L’auteure s’adresse au premier ministre du Canada, Justin Trudeau

Monsieur Trudeau, j’ai eu plusieurs occasions de vous rencontrer depuis que vous êtes chef du Parti libéral du Canada et premier ministre. Or, la majorité de ces rencontres ont eu lieu lors des commémorations du féminicide de Polytechnique tenues annuellement le 6 décembre. Lors de ces rencontres, j’ai cru en votre engagement à interdire les armes d’assaut.

Je vous ai cru parce que je suis convaincue que l’homme, le mari, le père que vous êtes souhaite sincèrement agir contre ce fléau de notre société que sont ces armes.

Or, vous êtes d’abord premier ministre. Les impératifs de la gouvernance de l’État vous confrontent. J’en suis consciente.

Pour ma part, M. Trudeau, je ne peux pas négocier sur cette question. C’est un engagement de sang que j’ai pris.

Le 6 décembre 1989, le dernier regard d’Annie Saint-Arneault s’est imprimé sur ma rétine. Le son du dernier souffle de Barbara Daigneault résonne toujours à mes oreilles. Je sens encore les corps d’Hélène Colgan, Anne-Marie Lemay et Nathalie Croteau toucher le mien, notre sang s’est mêlé ce soir-là.

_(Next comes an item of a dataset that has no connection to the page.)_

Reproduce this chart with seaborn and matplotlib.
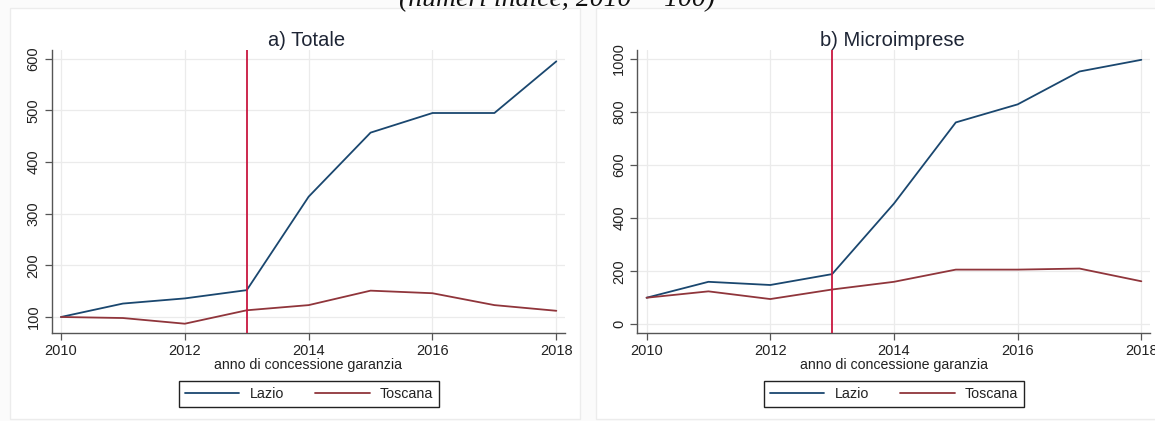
import matplotlib
matplotlib.use("Agg")
import matplotlib.pyplot as plt
import seaborn as sns
import pandas as pd
from matplotlib.patches import Rectangle
from matplotlib.lines import Line2D

years = [2010, 2011, 2012, 2013, 2014, 2015, 2016, 2017, 2018]
tot_lazio = [100, 126, 136, 152, 333, 457, 495, 495, 595]
tot_toscana = [100, 98, 87, 113, 123, 151, 146, 123, 112]
micro_lazio = [100, 160, 148, 189, 455, 761, 829, 953, 997]
micro_toscana = [100, 124, 95, 131, 160, 206, 206, 210, 162]
regions = ["Lazio", "Toscana"]
titles = ["a) Totale", "b) Microimprese"]
xlabel = "anno di concessione garanzia"
supertitle = "(numeri indice, 2010 = 100)"
policy_year = 2013

sns.set_theme(style="white")
plt.rcParams["font.family"] = ["Liberation Sans", "DejaVu Sans"]

colors = {"Lazio": "#1a476f", "Toscana": "#90353b"}
vcolor = "#c8173f"
txt = "#222222"

def long_df(lz, ts):
    return pd.DataFrame({
        "anno": years * 2,
        "valore": lz + ts,
        "regione": ["Lazio"] * len(years) + ["Toscana"] * len(years),
    })

fig = plt.figure(figsize=(11.55, 4.21), dpi=100)
W, H = 1155, 421

# panel frames
for (x0, x1) in [(10, 580), (596, 1160)]:
    fig.add_artist(Rectangle((x0 / W, 0.005), (x1 - x0) / W, 1 - 10 / H,
                             transform=fig.transFigure, facecolor="white",
                             edgecolor="#ececec", lw=1, zorder=0))

axes_px = [(51.7, 565), (637.3, 1150)]
ylims = [(69, 617), (-33, 1034)]
yticks = [[100, 200, 300, 400, 500, 600], [0, 200, 400, 600, 800, 1000]]
data = [(tot_lazio, tot_toscana), (micro_lazio, micro_toscana)]
legend_cx = [309, 894]
title_pos = [(307, "center"), (965, "right")]

for i in range(2):
    x0, x1 = axes_px[i]
    ax = fig.add_axes([x0 / W, (H - 333) / H, (x1 - x0) / W, (333 - 50) / H])
    ax.set_facecolor("white")
    df = long_df(*data[i])
    sns.lineplot(data=df, x="anno", y="valore", hue="regione", palette=colors,
                 ax=ax, lw=1.3, legend=False, zorder=3)
    ax.axvline(policy_year, color=vcolor, lw=1.3, zorder=4)
    ax.set_xlim(2009.85, 2018.14)
    ax.set_ylim(*ylims[i])
    ax.set_xticks([2010, 2012, 2014, 2016, 2018])
    ax.set_yticks(yticks[i])
    ax.grid(True, color="#ebebeb", lw=0.9, zorder=0)
    for s in ["top", "right"]:
        ax.spines[s].set_visible(False)
    for s in ["left", "bottom"]:
        ax.spines[s].set_color("#555555")
        ax.spines[s].set_linewidth(1.0)
    ax.tick_params(axis="both", direction="out", length=5, width=0.9,
                   color="#555555", labelsize=10.5, labelcolor=txt, pad=3,
                   left=True, bottom=True)
    plt.setp(ax.get_yticklabels(), rotation=90, va="center")
    ax.set_xlabel(xlabel, fontsize=10.2, color=txt, labelpad=0)
    ax.set_ylabel("")
    tx, tha = title_pos[i]
    fig.text(tx / W, 1 - 40 / H, titles[i], fontsize=14.5,
             color="#1e2535", ha=tha, va="center")
    handles = [Line2D([], [], color=colors[r], lw=1.3) for r in regions]
    fig.legend(handles, regions, loc="center", ncol=2,
               bbox_to_anchor=(legend_cx[i] / W, (H - 394) / H),
               frameon=True, fancybox=False, edgecolor="#222222",
               fontsize=10.3, handlelength=3.8, columnspacing=2.2,
               handletextpad=0.7, borderpad=0.45, labelcolor=txt,
               framealpha=1)

fig.text(557 / W, 1 - 6 / H, supertitle, fontsize=20, style="italic",
         family=["Liberation Serif", "DejaVu Serif"], ha="center",
         va="baseline", color="#111111")

fig.savefig("out.png", dpi=100, facecolor="#fbfbfb")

J’ai pris la parole le 8 décembre 1989, pour demander à mes consœurs et confrères de revenir, de recréer Polytechnique. J’ai dit aux filles du Québec qui ont l’envie des disciplines scientifiques de ne pas freiner leurs ardeurs et de se joindre à nous pour étudier à Polytechnique. Il fallait que la vie reprenne le dessus.

Le souhait de la majorité

C’est pour cette raison que j’étais à la conférence de presse de l’Association des étudiants de Polytechnique en janvier 1990 au côté de Heidi Rathjen qui amorçait alors le combat d’une vie. Ce jour-là, j’ai rencontré Suzanne Laplante-Edward, qui, bien que pleurant la perte d’Anne-Marie, était déterminée à travailler au renforcement des lois sur les armes à feu afin de protéger d’autres Québécois et Canadiens contre l’horreur d’une autre fusillade de masse. Notre demande était alors l’interdiction des armes d’assaut. Nous n’avons jamais cessé de la réclamer. Et, vous devez le savoir, depuis toujours les Canadiens appuient dans une large majorité cette demande. Les armes d’assaut n’ont pas leur place dans nos communautés, dans les mains de citoyens ordinaires.

Je ne peux pas accepter de demi-mesure concernant l’interdiction des armes d’assaut, je m’en suis fait le serment à la mémoire de mes consœurs. C’est une demi-mesure qui a été proposée lundi dernier par le ministre de la Sécurité publique, Marco Mendicino.

Comprenez-moi, je sais que le projet de loi C-21 contient des mesures fortes et mérite d’être adopté. Mais comme notre demande d’origine porte sur les armes d’assaut, nous ne pouvons pas laisser tomber cet aspect.

Je suis toujours convaincue qu’au fond de votre cœur vous souhaitez réellement interdire les armes d’assaut. Je suis même convaincue que Jagmeet Singh et Marco Mendicino comme Bill Blair avant lui le souhaitent de la même manière. Il doit exister une approche qui complète la liste des armes d’assaut prohibées et qui fait en sorte que les limites de la nouvelle définition seront comblées. Vous pouvez encore tenir les promesses que vous avez faites aux survivants et aux membres des familles des victimes du massacre de Montréal, ainsi qu’à la majorité des Canadiens qui souhaitent voir ces armes prohibées et qui vous applaudira d’avoir eu le courage de gouverner.

Et si, malgré tout, vous persistez dans la voie actuelle, sachez que je serai là pour observer l’évolution de la situation, la hausse du nombre d’armes en circulation au Canada, la hausse de la violence armée, la hausse des féminicides et, malheureusement, les vraisemblables tueries de masse. Je serai là, avec mes consœurs au cœur, pour observer les effets de vos décisions, et je serai le porte-voix de ceux qui ont demandé et qui demandent toujours qu’on les rassure qu’ils sont en sécurité devant la violence par armes à feu.

Le féminicide du 6 décembre n’est pas un concept abstrait dans ma vie. C’est un jour marqué dans ma chair qui fait la femme que je suis. Je ne peux pas négocier avec ça.